On July 7, 1937, Caldwell Sims of Union, SC went to the County Home and interviewed Caroline Bevis, daughter of William Bevis. The interview was later published in a book edited by Elmer Turnage. The book was a compilation of interviews of former slaves and slave owners.

In the voice of Caroline Bevis: “Two darkies waited on our table that night, Dorcas and Charlotte.”

Were these two women, Dorcas and Charlotte, the two older daughters of Mahala? Yes.

It is somewhat amazing that we are able to trace a slave woman named Darkas/Dorcas born circa 1796 and mentioned in Ephraim Fowler’s will of 1822 to a document selling her in 1846, and learning of her probable death before 1849 due to her absence in the documents of 1849.

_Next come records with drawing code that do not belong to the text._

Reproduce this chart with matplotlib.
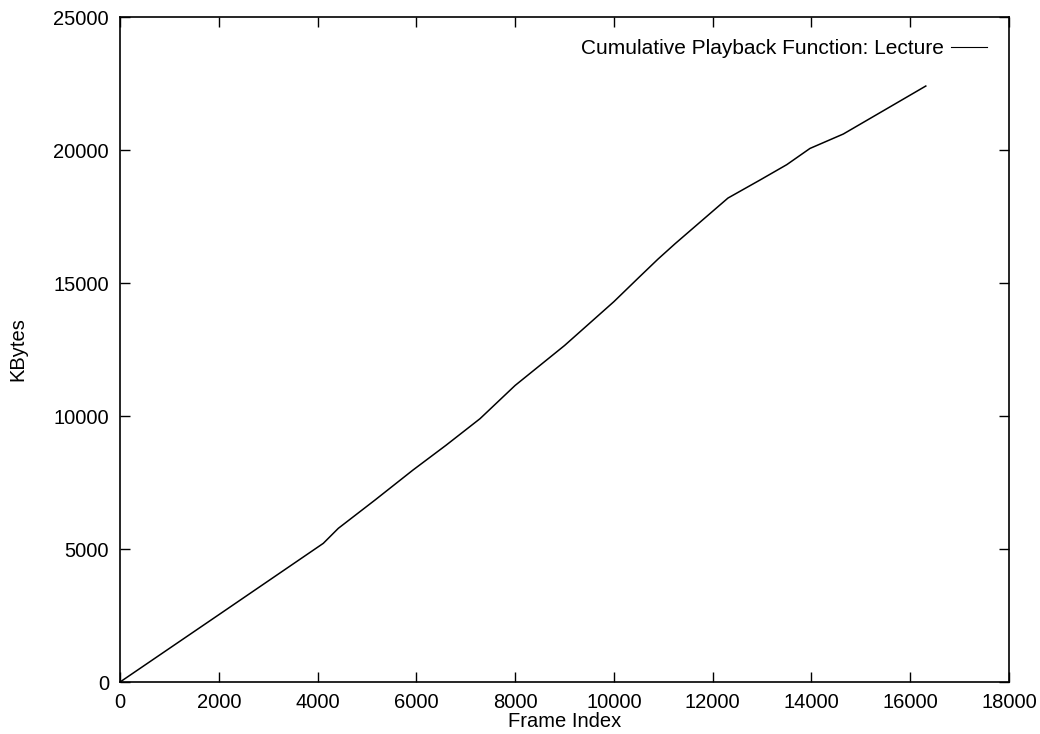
import matplotlib.pyplot as plt

plt.rcParams['font.family'] = ['Liberation Sans', 'DejaVu Sans']

# cumulative bytes played back vs frame index
frames = [0, 2000, 4116, 4420, 5163, 5932, 6600, 7289, 8000, 9000, 10000,
          10500, 10893, 11240, 12310, 12958, 13500, 13970, 14645, 15500,
          16315]
kbytes = [0, 2530, 5214, 5778, 6842, 7970, 8900, 9900, 11150, 12650, 14300,
          15200, 15900, 16480, 18195, 18872, 19450, 20060, 20602, 21525,
          22406]

fig = plt.figure(figsize=(10.4, 7.34), dpi=100)
ax = fig.add_axes([0.1154, 0.0708, 0.8548, 0.906])

ax.plot(frames, kbytes, color='black', lw=1.1,
        label='Cumulative Playback Function: Lecture')

ax.set_xlim(0, 18000)
ax.set_ylim(0, 25000)
ax.set_xticks(range(0, 18001, 2000))
ax.set_yticks(range(0, 25001, 5000))
ax.tick_params(direction='in', length=7, width=1, top=True, right=True,
               labelsize=14.5, pad=8)
for s in ax.spines.values():
    s.set_linewidth(1.2)

ax.set_xlabel('Frame Index', fontsize=14.5, labelpad=0)
ax.set_ylabel('KBytes', fontsize=14.5)
ax.yaxis.set_label_coords(-0.104, 0.5)

leg = ax.legend(loc='upper right', frameon=False, fontsize=15,
                markerfirst=False, handlelength=1.75, handletextpad=0.35,
                borderaxespad=0.65)
for h in leg.get_lines():
    h.set_linewidth(0.8)

fig.savefig('out.png', dpi=100)
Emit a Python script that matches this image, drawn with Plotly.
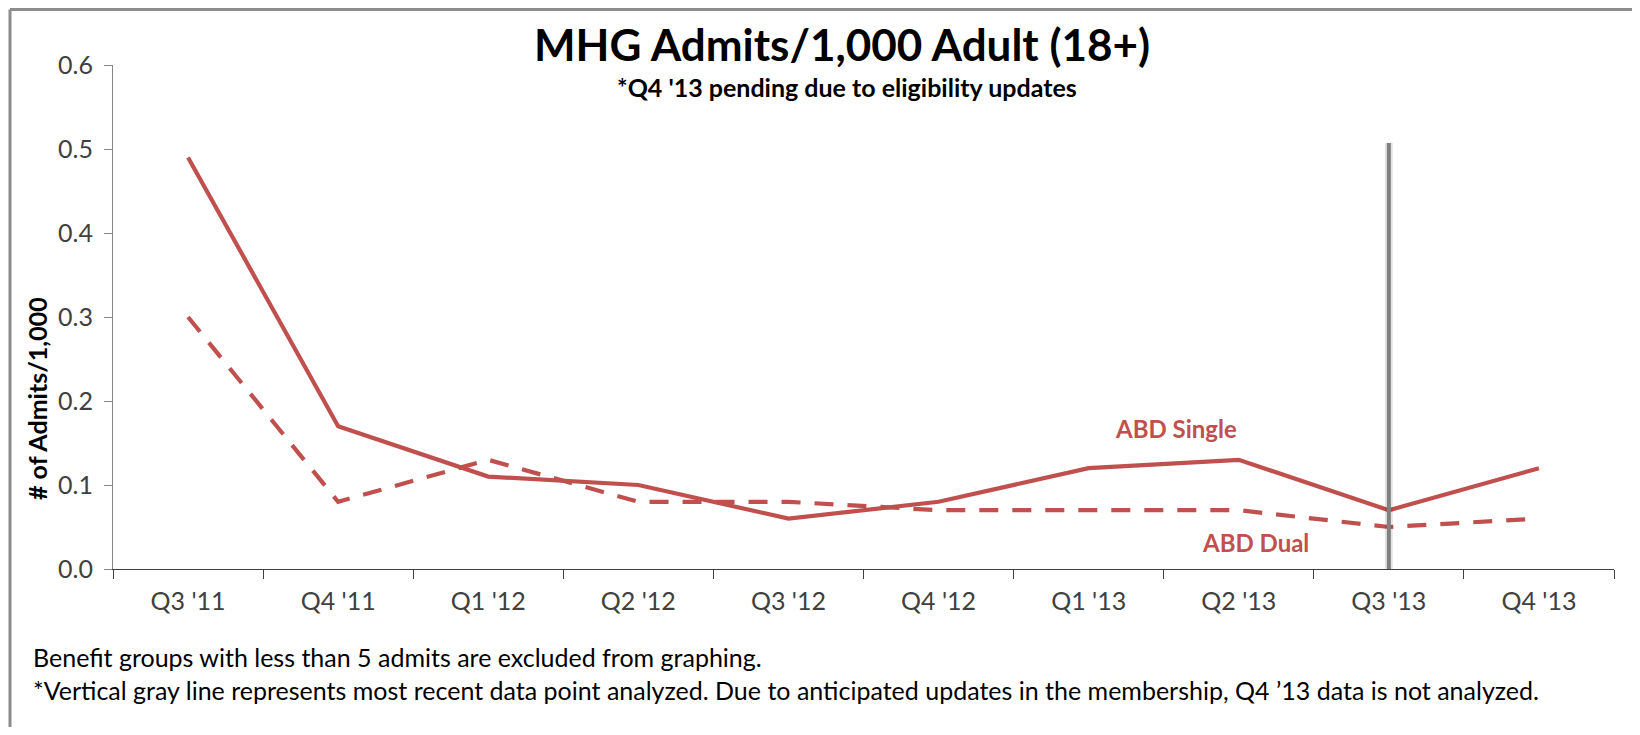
import plotly.graph_objects as go

categories = ["Q3 '11", "Q4 '11", "Q1 '12", "Q2 '12", "Q3 '12",
              "Q4 '12", "Q1 '13", "Q2 '13", "Q3 '13", "Q4 '13"]
abd_single = [0.49, 0.17, 0.11, 0.10, 0.06, 0.08, 0.12, 0.13, 0.07, 0.12]
abd_dual = [0.30, 0.08, 0.13, 0.08, 0.08, 0.07, 0.07, 0.07, 0.05, 0.06]
last_analyzed = "Q3 '13"
y_ticks = [0.0, 0.1, 0.2, 0.3, 0.4, 0.5, 0.6]

title_text = "MHG Admits/1,000 Adult (18+)"
subtitle_text = "*Q4 '13 pending due to eligibility updates"
ytitle_text = "# of Admits/1,000"
foot1 = "Benefit groups with less than 5 admits are excluded from graphing."
foot2 = ("*Vertical gray line represents most recent data point analyzed. "
         "Due to anticipated updates in the membership, Q4 \u201913 data is not analyzed.")

RED = "#C0504D"
FONT = "Lato, 'Open Sans', sans-serif"

# page body has an 8px margin; figure is sized to avoid scrollbars
OFF = 8
W, H = 1624, 719
# plot area in page pixels: x 113..1614, y 65..569
L = 113 - OFF
R = W - (1614 - OFF)
T = 65 - OFF
B = H - (569 - OFF)
pw, ph = W - L - R, H - T - B


def px_x(x):
    return (x - OFF - L) / pw


def px_y(y):
    return (H - B - (y - OFF)) / ph


fig = go.Figure()

fig.add_trace(go.Scatter(
    x=categories, y=abd_single, mode="lines", name="ABD Single",
    line=dict(color=RED, width=4.2), showlegend=False, hoverinfo="x+y"))
fig.add_trace(go.Scatter(
    x=categories, y=abd_dual, mode="lines", name="ABD Dual",
    line=dict(color=RED, width=4.2, dash="19px,14px"), showlegend=False, hoverinfo="x+y"))

# vertical gray marker line (soft shadow + line)
fig.add_shape(type="line", xref="x", yref="y", x0=last_analyzed, x1=last_analyzed,
              y0=0, y1=0.507, line=dict(color="rgba(0,0,0,0.10)", width=8), layer="above")
fig.add_shape(type="line", xref="x", yref="y", x0=last_analyzed, x1=last_analyzed,
              y0=0, y1=0.507, line=dict(color="#808080", width=4), layer="above")

# outer frame (top and left edges visible)
fig.add_shape(type="line", xref="paper", yref="paper",
              x0=px_x(10), x1=px_x(1700), y0=px_y(9.5), y1=px_y(9.5),
              line=dict(color="#8c8c8c", width=3))
fig.add_shape(type="line", xref="paper", yref="paper",
              x0=px_x(10), x1=px_x(10), y0=px_y(9.5), y1=px_y(760),
              line=dict(color="#8c8c8c", width=3))

ann = []
ann.append(dict(text=title_text, xref="paper", yref="paper", x=px_x(842), y=px_y(44),
                xanchor="center", yanchor="middle", showarrow=False,
                font=dict(family=FONT, size=44, color="#000000", weight="bold")))
ann.append(dict(text=subtitle_text, xref="paper", yref="paper", x=px_x(847), y=px_y(87),
                xanchor="center", yanchor="middle", showarrow=False,
                font=dict(family=FONT, size=25, color="#000000", weight="bold")))
ann.append(dict(text=ytitle_text, xref="paper", yref="paper", x=px_x(37), y=px_y(399),
                xanchor="center", yanchor="middle", showarrow=False, textangle=-90,
                font=dict(family=FONT, size=25, color="#000000", weight="bold")))
ann.append(dict(text="ABD Single", xref="paper", yref="paper", x=px_x(1176), y=px_y(428),
                xanchor="center", yanchor="middle", showarrow=False,
                font=dict(family=FONT, size=24, color=RED, weight="bold")))
ann.append(dict(text="ABD Dual", xref="paper", yref="paper", x=px_x(1255), y=px_y(542),
                xanchor="center", yanchor="middle", showarrow=False,
                font=dict(family=FONT, size=24, color=RED, weight="bold")))
ann.append(dict(text=foot1, xref="paper", yref="paper", x=px_x(31), y=px_y(657),
                xanchor="left", yanchor="middle", showarrow=False,
                font=dict(family=FONT, size=25, color="#000000")))
ann.append(dict(text=foot2, xref="paper", yref="paper", x=px_x(31), y=px_y(690),
                xanchor="left", yanchor="middle", showarrow=False,
                font=dict(family=FONT, size=25, color="#000000")))

fig.update_layout(
    width=W, height=H,
    margin=dict(l=L, r=R, t=T, b=B),
    paper_bgcolor="white", plot_bgcolor="white",
    annotations=ann,
    font=dict(family=FONT, color="#404040"),
    xaxis=dict(type="category", categoryorder="array", categoryarray=categories,
               range=[-0.5, len(categories) - 0.5], tickson="boundaries",
               ticks="outside", ticklen=9, tickwidth=1.3, tickcolor="#404040",
               showline=True, linecolor="#404040", linewidth=1.3,
               showgrid=False, zeroline=False, ticklabelstandoff=10,
               tickfont=dict(family=FONT, size=25, color="#404040")),
    yaxis=dict(range=[0, 0.6], tickvals=y_ticks, tickformat=".1f",
               ticks="outside", ticklen=8, tickcolor="#868686", tickwidth=1,
               showline=True, linecolor="#868686", linewidth=1,
               showgrid=False, zeroline=False, ticklabelstandoff=6,
               tickfont=dict(family=FONT, size=25, color="#404040")),
)

fig.write_html("out.html")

It is equally amazing that we perhaps “know” that she had a daughter named Mahala born circa 1829 who was sold in the estate transactions of 1846 to 1849.

Even more so miraculous is that we can trace Mahala’s known daughter, Dorcas Eleanor b. 1848, through the 1849 estate documents and Mahala’s probable daughter Charlotte and the unnamed children from the 1860 Slave Schedule.

The reference of Dorcas and Charlotte in the interview that Caroline Bevis gave in 1937 allows us a rare glimpse into the lives of typically hard to trace enslaved people.

In the 1870 Union County census, William Beavis, wife Zillah Hames Beavis, daughters Caroline and Amanda Beavis were living only four households away from Charlotte Beavers, age 21 and black. Was this Charlotte, daughter of Mahala? Yes.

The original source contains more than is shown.